You are right to mention Kant's 'Analogies'. The key point here is that the idea of an objective time order is bound up with a world of objects which are related to one another causally as well as spatially. Take away causation and there is no way of applying inductive methods to determine, on the basis of perceptual evidence, which objects have moved where. In relation to what Kant is claiming to prove in the Refutation of Idealism, however, this just looks like begging the question.

By contrast, in a purely subjective time order, it seems that the notion of causation is not needed. There is no causal link between my thought of Mars and the twinge in my back. One happened, then the other happened. That's all subjective experience is. Something that just happens. And that, says the problematic idealist, is all I know for sure.

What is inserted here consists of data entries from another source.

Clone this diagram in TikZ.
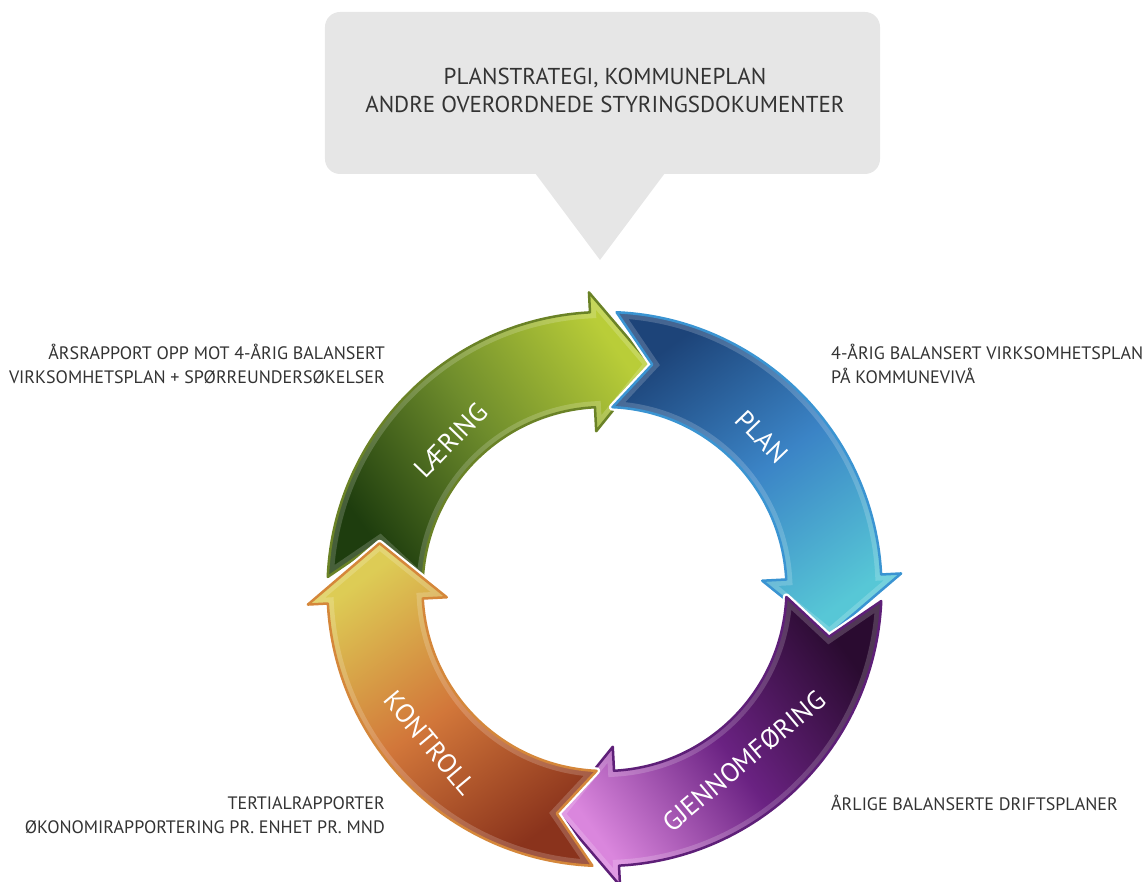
\documentclass[tikz,border=0pt]{standalone}
\usepackage{fontspec}
\setmainfont{PT Sans}
\usepackage{tikz}
\usetikzlibrary
  {
    positioning,              % place nodes relative to other nodes
    calc,
  }

\definecolor{learndark}{HTML}{1E3D0E}
\definecolor{learnmid}{HTML}{6E8C2C}
\definecolor{learnlight}{HTML}{B9CD38}
\definecolor{learnrim}{HTML}{6A8226}
\definecolor{plandark}{HTML}{1D4479}
\definecolor{planmid}{HTML}{3B84C6}
\definecolor{planlight}{HTML}{57C7D6}
\definecolor{planrim}{HTML}{3A94D2}
\definecolor{dodark}{HTML}{2A0B30}
\definecolor{domid}{HTML}{6A2282}
\definecolor{dolight}{HTML}{DA86DD}
\definecolor{dorim}{HTML}{5E1F78}
\definecolor{checkdark}{HTML}{8A331C}
\definecolor{checkmid}{HTML}{D2773A}
\definecolor{checklight}{HTML}{DDCC55}
\definecolor{checkrim}{HTML}{D5873A}
\definecolor{notegray}{HTML}{333333}
\definecolor{calloutgray}{HTML}{E6E6E6}

\begin{document}
\begin{tikzpicture}
    [
      x=1pt, y=1pt,
      ring arrow/.style=
        {
          insert path=
            {
              ({#1-2.5}:277pt)
              arc [start angle={#1-2.5}, end angle={#1-87}, radius=277pt]
              -- ({#1-87}:297pt) -- ({#1-101.5}:229.5pt) -- ({#1-87}:158pt)
              -- ({#1-87}:182pt)
              arc [start angle={#1-87}, end angle={#1-2.5}, radius=182pt]
              -- ({#1-12}:229.5pt) -- cycle
            },
        },
      callout text/.style=
        {
          text=notegray,
          align=center,
          font=\fontsize{23}{28}\selectfont,
        },
      side note/.style=
        {
          text=notegray,
          inner sep=0pt,
          font=\fontsize{18}{24}\selectfont,
        },
      stage label/.style=
        {
          text=white,
          inner sep=0pt,
          font=\fontsize{26.5}{26.5}\selectfont,
        },
    ]
    \useasboundingbox (-604.5,-292) rectangle (540.5,589);

    % speech bubble at the top
    \fill[calloutgray, rounded corners=15pt] (-279.5,415) rectangle (275.5,577);
    \coordinate (pointer) at (-4.5,329);
    \fill[calloutgray] (-69.5,416) -- (60.5,416) -- (pointer) -- cycle;
    \node[callout text] (header) at (0.5,499)
      {PLANSTRATEGI, KOMMUNEPLAN\\ANDRE OVERORDNEDE STYRINGSDOKUMENTER};

    % the four stages of the cycle
    \foreach \start/\shadeangle/\tailc/\midc/\headc/\rimc in
      {
        180/-54/learndark/learnmid/learnlight/learnrim,
        90/-144/plandark/planmid/planlight/planrim,
        0/126/dodark/domid/dolight/dorim,
        -90/36/checkdark/checkmid/checklight/checkrim%
      }
      {
        \path[ring arrow=\start, draw=white, line width=7pt, line join=round];
        \shade[ring arrow=\start, bottom color=\tailc, top color=\headc,
               middle color=\midc, shading angle=\shadeangle];
        \begin{scope}
          \clip[ring arrow=\start];
          \draw[ring arrow=\start, white, opacity=.18, line width=12pt];
        \end{scope}
        \draw[ring arrow=\start, draw=\rimc, line width=2.5pt, line join=round];
      }

    \node[stage label, rotate=46]  (learning)  at (-153.5,149)  {LÆRING};
    \node[stage label, rotate=-46] (planning)  at (157.5,152)   {PLAN};
    \node[stage label, rotate=40]  (execution) at (139.5,-172)  {GJENNOMFØRING};
    \node[stage label, rotate=-50] (control)   at (-174.5,-154) {KONTROLL};

    \node[side note, anchor=east, align=right] (learning note) at (-219.5,225)
      {ÅRSRAPPORT OPP MOT 4-ÅRIG BALANSERT\\VIRKSOMHETSPLAN + SPØRREUNDERSØKELSER};
    \node[side note, anchor=west, align=left] (planning note) at (226.5,225)
      {4-ÅRIG BALANSERT VIRKSOMHETSPLAN\\PÅ KOMMUNEVIVÅ};
    \node[side note, anchor=east, align=right] (control note) at (-219.5,-226)
      {TERTIALRAPPORTER\\ØKONOMIRAPPORTERING PR. ENHET PR. MND};
    \node[side note, anchor=west] (execution note) at (226.5,-214)
      {ÅRLIGE BALANSERTE DRIFTSPLANER};
\end{tikzpicture}
\end{document}
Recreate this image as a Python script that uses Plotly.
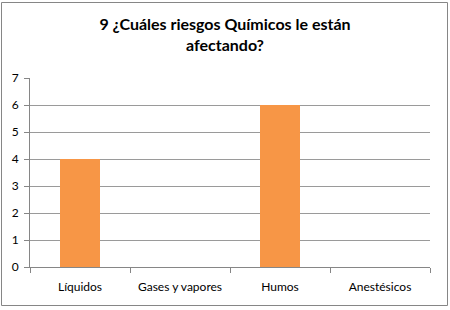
import plotly.graph_objects as go

categories = ["Líquidos", "Gases y vapores", "Humos", "Anestésicos"]
values = [4, 0, 6, 0]
y_ticks = [0, 1, 2, 3, 4, 5, 6, 7]

W, H = 450, 310
ml, mr, mt, mb = 30, 20, 78, 43
pw, ph = W - ml - mr, H - mt - mb

fig = go.Figure(go.Bar(x=categories, y=values, marker=dict(color="#F79646", line=dict(width=0))))

fig.update_layout(
    width=W, height=H,
    margin=dict(l=ml, r=mr, t=mt, b=mb),
    paper_bgcolor="white", plot_bgcolor="white",
    bargap=0.6,
    showlegend=False,
    font=dict(family="Lato, Open Sans, sans-serif", size=12, color="#000000"),
    title=dict(
        text="<b>9 ¿Cuáles riesgos Químicos le están<br>afectando?</b>",
        x=0.5, xanchor="center", y=0.902, yanchor="top",
        font=dict(size=16, family="Lato, Open Sans, sans-serif", color="#000000"),
    ),
    xaxis=dict(
        showline=True, linecolor="#868686", linewidth=1,
        ticks="outside", tickson="boundaries", ticklen=5, tickcolor="#868686",
        showgrid=False, tickfont=dict(size=12), ticklabelstandoff=9,
    ),
    yaxis=dict(
        range=[0, 7], tickvals=y_ticks,
        showline=True, linecolor="#868686", linewidth=1,
        ticks="outside", ticklen=5, tickcolor="#868686",
        showgrid=True, gridcolor="#9a9a9a", gridwidth=1,
        zeroline=False, tickfont=dict(size=12), ticklabelstandoff=3,
    ),
    shapes=[dict(
        type="rect", xref="paper", yref="paper",
        x0=(1.5 - ml) / pw, x1=(447.5 - ml) / pw,
        y0=(H - mb - 305.5) / ph, y1=(H - mb - 2.5) / ph,
        line=dict(color="#868686", width=1), fillcolor="rgba(0,0,0,0)", layer="below",
    )],
)

fig.write_html("out.html")
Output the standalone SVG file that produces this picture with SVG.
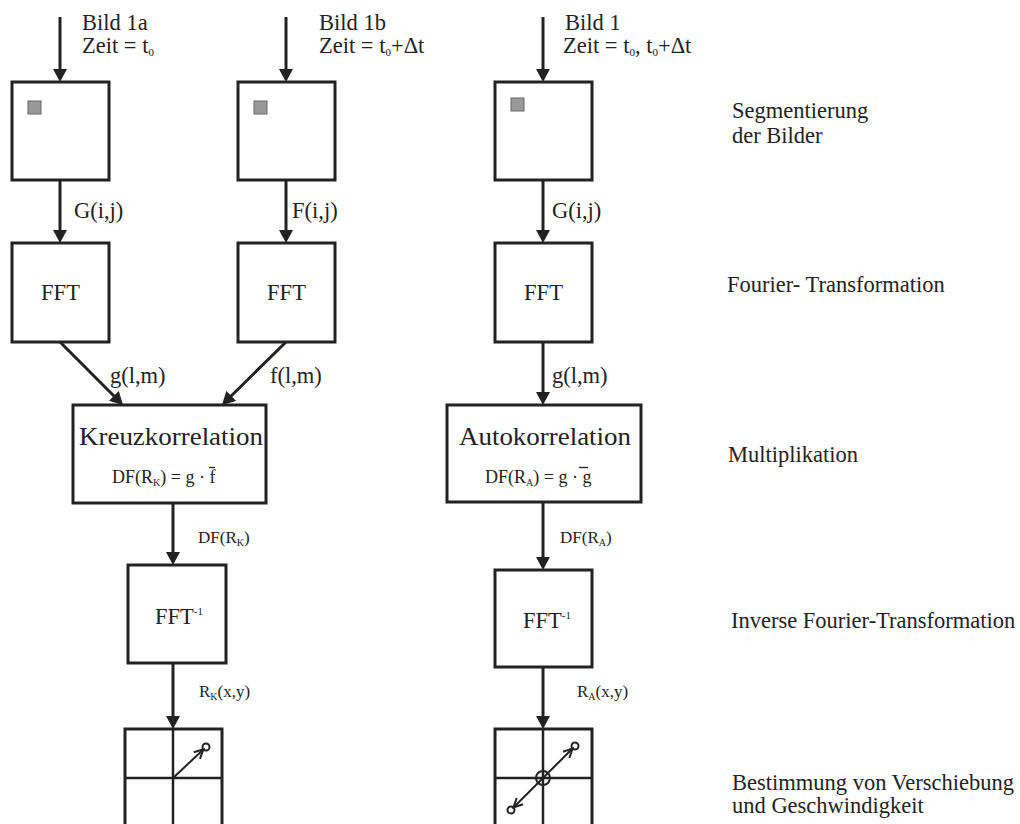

That is why, in the Metaphysics program, the argument I attribute to Kant goes beyond what he actually says. This is always a risky thing to do when interpreting a historical philosopher. We want to make their arguments look as persuasive as possible. It is a methodologically sound, I would say necessary principle, to assume that the great philosophers do not make stupid errors, although they do sometimes express themselves with less care than one would have liked. (By Kant's own admission, the two editions of the Critique of Pure Reason were produced hurriedly.)

Your essay is a timely reminder to me that some times one can go too far along this road, however. Thinking about it now, I am actually doubtful whether Kant would accept my version of the 'Refutation' as an acceptable gloss on what he said, or meant. But no matter. For the purposes in hand, it is important that the philosopher who I term the 'transcendental subjectivist' (or 'transcendental solipsist') has at their disposal an argument (the argument from the difference between 'true' and 'false' memories) which shows that if experience occurs at all, and if there are true judgements of the form, 'I remember that my experience of X occurred before my experience of Y', then experiences must be *interpreted as* perceptions of a world of objects distributed in space which I myself occupy. That is a significant result, because it shows that the theory of transcendental solipsism has a certain degree of resilience.

In other words, I give a stronger argument than the one Kant actually gives for a possibly weaker conclusion. - All of this is blown away, of course, by the private language argument. But that's another essay!